_Information provided_
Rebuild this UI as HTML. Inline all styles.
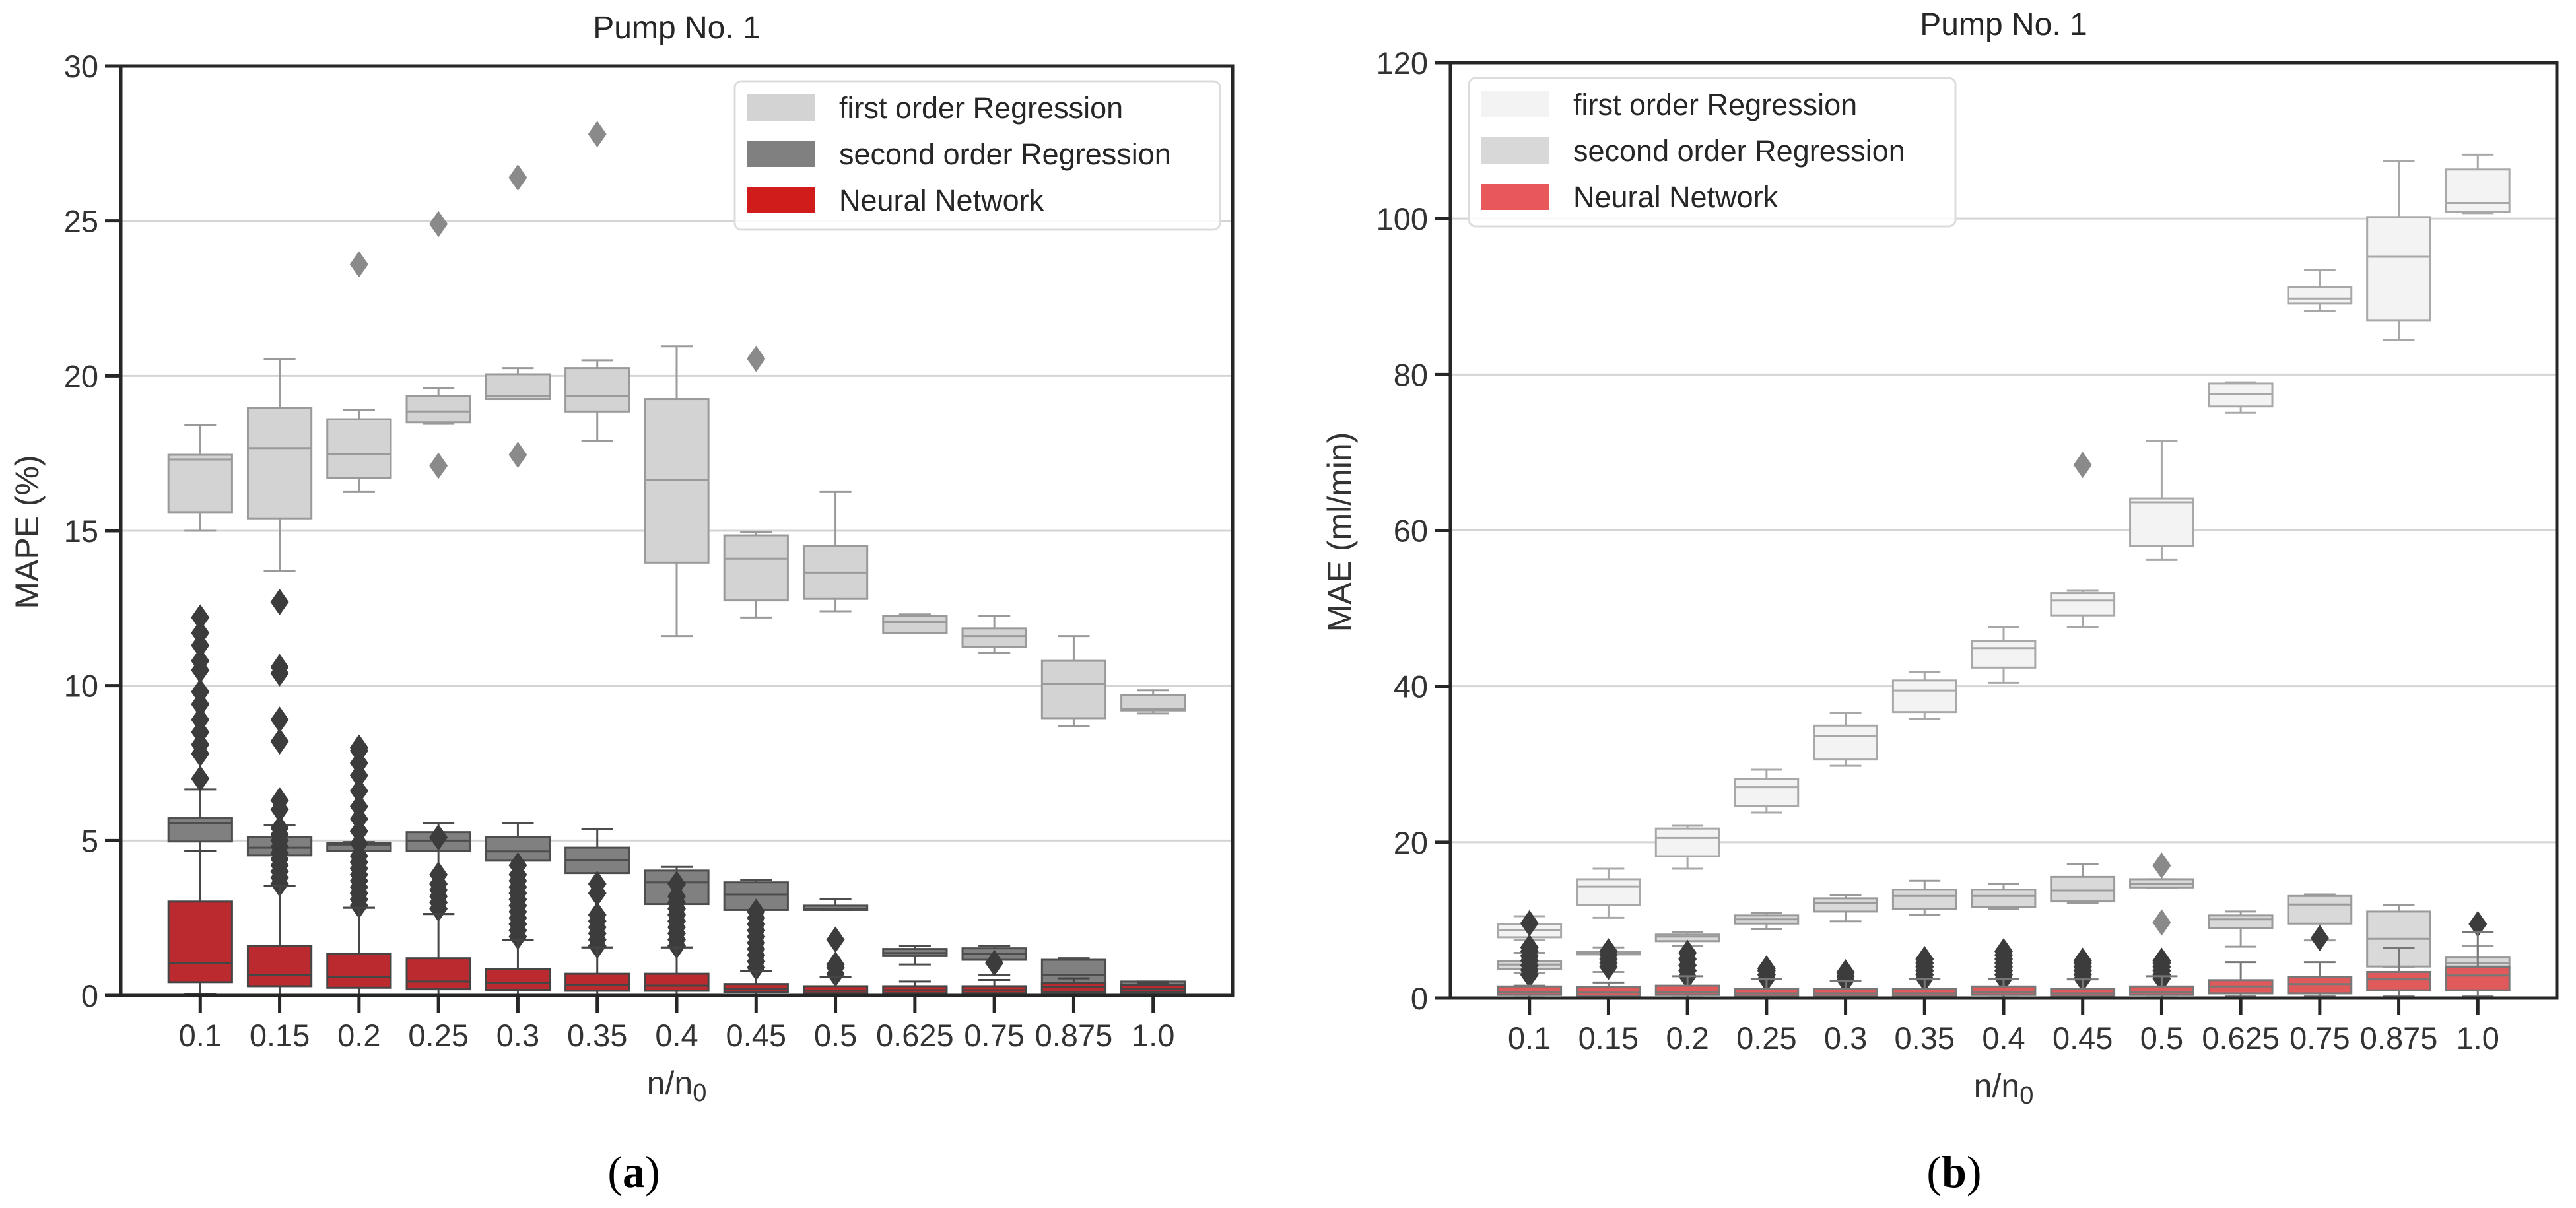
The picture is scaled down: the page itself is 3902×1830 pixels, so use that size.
<!DOCTYPE html>
<html><head><meta charset="utf-8"><style>
html,body{margin:0;padding:0;background:#fff;}
svg{display:block;font-family:"Liberation Sans",Arial,sans-serif;}
</style></head><body>
<svg id="fig" width="3902" height="1830" viewBox="0 0 3902 1830" xmlns="http://www.w3.org/2000/svg"></svg>
<script>
// ---- shared categories ----
const categories = ["0.1","0.15","0.2","0.25","0.3","0.35","0.4","0.45","0.5","0.625","0.75","0.875","1.0"];
// ---- Chart (a): MAPE, box stats [whisLo, q1, median, q3, whisHi] ----
const mapeFirst = [[15.0,15.6,17.3,17.45,18.4],[13.7,15.4,17.67,18.97,20.55],[16.25,16.7,17.47,18.6,18.9],[18.45,18.5,18.85,19.35,19.6],[19.25,19.25,19.35,20.05,20.25],[17.9,18.85,19.35,20.25,20.5],[11.6,13.97,16.65,19.25,20.95],[12.2,12.75,14.1,14.85,14.95],[12.4,12.8,13.65,14.5,16.25],[11.7,11.7,12.05,12.25,12.3],[11.05,11.25,11.6,11.85,12.25],[8.7,8.95,10.05,10.8,11.6],[9.1,9.2,9.25,9.7,9.85]];
const mapeSecond = [[4.67,4.97,5.57,5.72,6.65],[3.53,4.52,4.77,5.12,5.5],[2.83,4.67,4.87,4.92,4.95],[2.63,4.67,5.0,5.27,5.55],[1.8,4.35,4.65,5.12,5.55],[1.55,3.95,4.37,4.77,5.37],[1.55,2.95,3.65,4.03,4.15],[0.8,2.76,3.26,3.65,3.73],[2.76,2.76,2.8,2.9,3.1],[1.0,1.27,1.37,1.5,1.6],[0.67,1.15,1.35,1.52,1.6],[0.02,0.07,0.67,1.15,1.2],[0.05,0.05,0.2,0.45,0.45]];
const mapeNN = [[0.05,0.43,1.05,3.03,4.67],[0.02,0.3,0.65,1.6,3.53],[0.02,0.25,0.6,1.35,2.83],[0.02,0.2,0.45,1.2,2.63],[0.02,0.18,0.4,0.85,1.8],[0.02,0.15,0.35,0.7,1.55],[0.02,0.15,0.32,0.7,1.55],[0.02,0.1,0.2,0.37,0.8],[0.02,0.07,0.15,0.3,0.6],[0.02,0.07,0.17,0.3,0.45],[0.02,0.07,0.17,0.3,0.5],[0.02,0.12,0.27,0.4,0.55],[0.02,0.1,0.2,0.35,0.4]];
const mapeFirstOut = [[],[],[23.6],[24.9,17.1],[26.4,17.45],[27.8],[],[20.55],[],[],[],[],[]];
const mapeDarkOut = [[7.0,7.8,8.1,8.5,8.9,9.4,9.8,10.5,10.8,11.3,11.7,12.2],[3.6,3.8,4.0,4.2,4.4,4.6,4.8,5.0,5.2,5.4,6.0,6.3,8.2,8.9,10.4,10.6,12.7],[2.9,3.1,3.3,3.5,3.7,3.9,4.1,4.3,4.5,4.9,5.3,5.7,6.1,6.6,7.1,7.5,7.9,8.0],[2.8,3.0,3.2,3.4,3.6,3.9,5.1],[1.9,2.1,2.3,2.5,2.7,2.9,3.1,3.3,3.5,3.7,3.9,4.2],[1.6,1.8,2.0,2.2,2.4,2.6,3.3,3.6],[1.6,1.8,2.0,2.2,2.4,2.6,2.8,3.0,3.2,3.6],[0.9,1.1,1.3,1.5,1.7,1.9,2.1,2.3,2.5,2.7],[0.7,0.9,1.0,1.8],[],[1.05],[],[]];
const mapeTicks = [0,5,10,15,20,25,30];
// ---- Chart (b): MAE ----
const maeFirst = [[7.5,7.8,8.75,9.45,10.5],[10.3,11.9,14.3,15.25,16.6],[16.6,18.2,20.55,21.75,22.1],[23.8,24.6,27.05,28.15,29.3],[29.8,30.6,33.65,34.95,36.6],[35.8,36.7,39.45,40.75,41.8],[40.45,42.4,44.9,45.85,47.6],[47.6,49.1,51.0,51.95,52.25],[56.2,58.05,63.6,64.1,71.45],[75.1,75.9,77.45,78.85,79.0],[88.2,89.1,89.75,91.25,93.4],[84.45,86.9,95.1,100.2,107.4],[100.7,100.9,102.0,106.3,108.2]];
const maeSecond = [[3.2,3.75,4.3,4.7,5.8],[3.35,5.6,5.8,5.9,6.5],[6.7,7.3,7.9,8.15,8.45],[8.85,9.55,10.1,10.6,10.9],[9.85,11.1,12.2,12.8,13.2],[10.7,11.4,13.1,13.9,15.05],[11.4,11.7,13.1,13.9,14.65],[12.2,12.4,13.8,15.55,17.2],[14.2,14.2,14.65,15.25,15.25],[6.6,8.95,10.1,10.6,11.1],[7.4,9.55,12.0,13.1,13.3],[3.95,4.05,7.6,11.1,11.9],[3.85,4.05,4.5,5.2,6.7]];
const maeNN = [[0.1,0.4,0.8,1.5,1.6],[0.1,0.3,0.7,1.4,2.0],[0.1,0.4,0.8,1.6,2.8],[0.1,0.3,0.6,1.2,2.5],[0.1,0.3,0.6,1.2,2.2],[0.1,0.3,0.6,1.2,2.5],[0.1,0.4,0.8,1.5,2.5],[0.1,0.3,0.6,1.2,2.4],[0.1,0.4,0.8,1.5,2.8],[0.2,0.6,1.5,2.3,4.6],[0.2,0.6,1.8,2.75,4.6],[0.2,1.0,2.4,3.35,6.4],[0.2,1.0,2.9,4.0,8.5]];
const maeFirstOut = [[],[],[],[],[],[],[],[68.4],[17.0,9.7],[],[],[],[]];
const maeDarkOut = [[3.0,3.6,4.2,4.8,5.4,6.0,6.5,9.6],[4.0,4.5,5.0,5.5,6.0],[2.8,3.5,4.2,5.0,5.8],[2.5,3.0,3.5,3.8],[2.3,2.8,3.3],[2.5,3.0,3.5,4.0,4.5,5.0],[2.5,3.0,3.5,4.0,4.5,5.0,5.5,6.0],[2.5,3.0,3.5,4.0,4.5,4.8],[2.5,3.0,3.5,4.0,4.5,4.8],[],[7.7],[],[9.5]];
const maeTicks = [0,20,40,60,80,100,120];

const NS = "http://www.w3.org/2000/svg";
const svg = document.getElementById('fig');
function mk(tag, attrs, parent, text){
  const e = document.createElementNS(NS, tag);
  for (const k in attrs) e.setAttribute(k, attrs[k]);
  if (text !== undefined) e.textContent = text;
  (parent||svg).appendChild(e);
  return e;
}

function drawChart(cfg){
  const g = mk('g', {});
  
  
  const L=cfg.left, R=cfg.right, T=cfg.top, B=cfg.bottom;
  const n = categories.length;
  const step = (R-L)/(n+1);
  const xScale = i => L + (i+1)*step;
  const yScale = v => B - (v - cfg.ymin)/(cfg.ymax-cfg.ymin)*(B-T);
  const bw = step*0.8;
  cfg.ticks.forEach(t=>{
    if (t===cfg.ymin || t===cfg.ymax) return;
    const gl = mk('line',{x1:L,x2:R,y1:yScale(t),y2:yScale(t),stroke:'#d4d4d4','stroke-width':3},g);
    
    
  });
  function series(stats, outs, fill, edge, outColor, sname){
    const sg = mk('g',{},g);
    
    
    stats.forEach((s,i)=>{
      const cx = xScale(i);
      const [lo,q1,md,q3,hi] = s;
      const bg = mk('g',{},sg);
      
      
      mk('line',{x1:cx,x2:cx,y1:yScale(q3),y2:yScale(hi),stroke:edge,'stroke-width':3},bg);
      mk('line',{x1:cx,x2:cx,y1:yScale(q1),y2:yScale(lo),stroke:edge,'stroke-width':3},bg);
      mk('line',{x1:cx-bw/4,x2:cx+bw/4,y1:yScale(hi),y2:yScale(hi),stroke:edge,'stroke-width':3},bg);
      mk('line',{x1:cx-bw/4,x2:cx+bw/4,y1:yScale(lo),y2:yScale(lo),stroke:edge,'stroke-width':3},bg);
      mk('rect',{x:cx-bw/2,y:yScale(q3),width:bw,height:Math.max(1,yScale(q1)-yScale(q3)),fill:fill,stroke:edge,'stroke-width':3},bg);
      mk('line',{x1:cx-bw/2,x2:cx+bw/2,y1:yScale(md),y2:yScale(md),stroke:edge,'stroke-width':3},bg);
      (outs[i]||[]).forEach(v=>{
        const y=yScale(v);
        const d = mk('path',{d:`M${cx} ${y-20} L${cx+14} ${y} L${cx} ${y+20} L${cx-14} ${y} Z`,fill:outColor},bg);
        
        
      });
    });
  }
  series(cfg.first, cfg.firstOut, cfg.c1, cfg.e1, cfg.o1, 'first-order-regression');
  series(cfg.second, cfg.darkOut, cfg.c2, cfg.e2, '#3c3c3c', 'second-order-regression');
  series(cfg.nn, [], cfg.c3, cfg.e3, '#3c3c3c', 'neural-network');
  const fr = mk('rect',{x:L,y:T,width:R-L,height:B-T,fill:'none',stroke:'#262626','stroke-width':5},g);
  
  
  cfg.ticks.forEach(t=>{
    const y=yScale(t);
    mk('line',{x1:L-24,x2:L,y1:y,y2:y,stroke:'#262626','stroke-width':5},g);
    const tl = mk('text',{x:L-34,y:y+17,'text-anchor':'end','font-size':47,fill:'#333'},g,String(t));
    
    
  });
  categories.forEach((c,i)=>{
    const x=xScale(i);
    mk('line',{x1:x,x2:x,y1:B,y2:B+26,stroke:'#262626','stroke-width':5},g);
    const tl = mk('text',{x:x,y:B+77,'text-anchor':'middle','font-size':47,fill:'#333'},g,c);
    
    
  });
  const cx=(L+R)/2;
  const title = mk('text',{x:cx,y:T-42,'text-anchor':'middle','font-size':48,fill:'#262626'},g,'Pump No. 1');
  
  
  const xl = mk('text',{x:cx,y:B+150,'text-anchor':'middle','font-size':50,fill:'#333'},g);
  
  
  mk('tspan',{},xl,'n/n');
  mk('tspan',{'font-size':38,dy:10},xl,'0');
  const yl = mk('text',{x:cfg.ylabelX,y:806,'text-anchor':'middle','font-size':50,fill:'#333',transform:`rotate(-90 ${cfg.ylabelX} 806)`},g,cfg.ylabel);
  
  
  const lg = mk('g',{},g);
  
  
  mk('rect',{x:cfg.lx,y:cfg.ly,width:cfg.lw,height:225,rx:10,fill:'#fff','fill-opacity':0.85,stroke:'#dcdcdc','stroke-width':3},lg);
  const labels=['first order Regression','second order Regression','Neural Network'];
  const cols=[cfg.lc1,cfg.lc2,cfg.lc3];
  labels.forEach((lab,k)=>{
    const yy = cfg.ly+40+k*70;
    const e = mk('g',{},lg);
    
    
    mk('rect',{x:cfg.lx+19,y:yy-20,width:103,height:40,fill:cols[k]},e);
    mk('text',{x:cfg.lx+158,y:yy+16,'font-size':45,fill:'#262626'},e,lab);
  });
}

drawChart({name:'mape-chart',left:183,right:1867,top:100,bottom:1508,ymin:0,ymax:30,ticks:mapeTicks,
  first:mapeFirst,second:mapeSecond,nn:mapeNN,firstOut:mapeFirstOut,darkOut:mapeDarkOut,
  c1:'#d3d3d3',e1:'#9a9a9a',o1:'#8a8a8a',c2:'#808080',e2:'#4d4d4d',c3:'#bb2a2f',e3:'#454545',
  ylabel:'MAPE (%)',ylabelX:58,lx:1113,ly:123,lw:735,lc1:'#d3d3d3',lc2:'#808080',lc3:'#d11c1c'});
drawChart({name:'mae-chart',left:2197,right:3873,top:95,bottom:1512,ymin:0,ymax:120,ticks:maeTicks,
  first:maeFirst,second:maeSecond,nn:maeNN,firstOut:maeFirstOut,darkOut:maeDarkOut,
  c1:'#f3f3f3',e1:'#a8a8a8',o1:'#8a8a8a',c2:'#d9d9d9',e2:'#9a9a9a',c3:'#e05a5c',e3:'#777',
  ylabel:'MAE (ml/min)',ylabelX:2046,lx:2225,ly:118,lw:737,lc1:'#f3f3f3',lc2:'#d8d8d8',lc3:'#e8585a'});

[['(','a',')',960,'panel-label-a'],['(','b',')',2960,'panel-label-b']].forEach(p=>{
  const t = mk('text',{x:p[3],y:1798,'text-anchor':'middle','font-size':68,'font-family':'"Liberation Serif",serif',fill:'#000'});
  
  
  mk('tspan',{},t,p[0]);
  mk('tspan',{'font-weight':'bold'},t,p[1]);
  mk('tspan',{},t,p[2]);
});
</script>
</body></html>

_What you will do_
Among the lines above, determine how many hold the word "size"; report the figure alone.

_Right answer_
9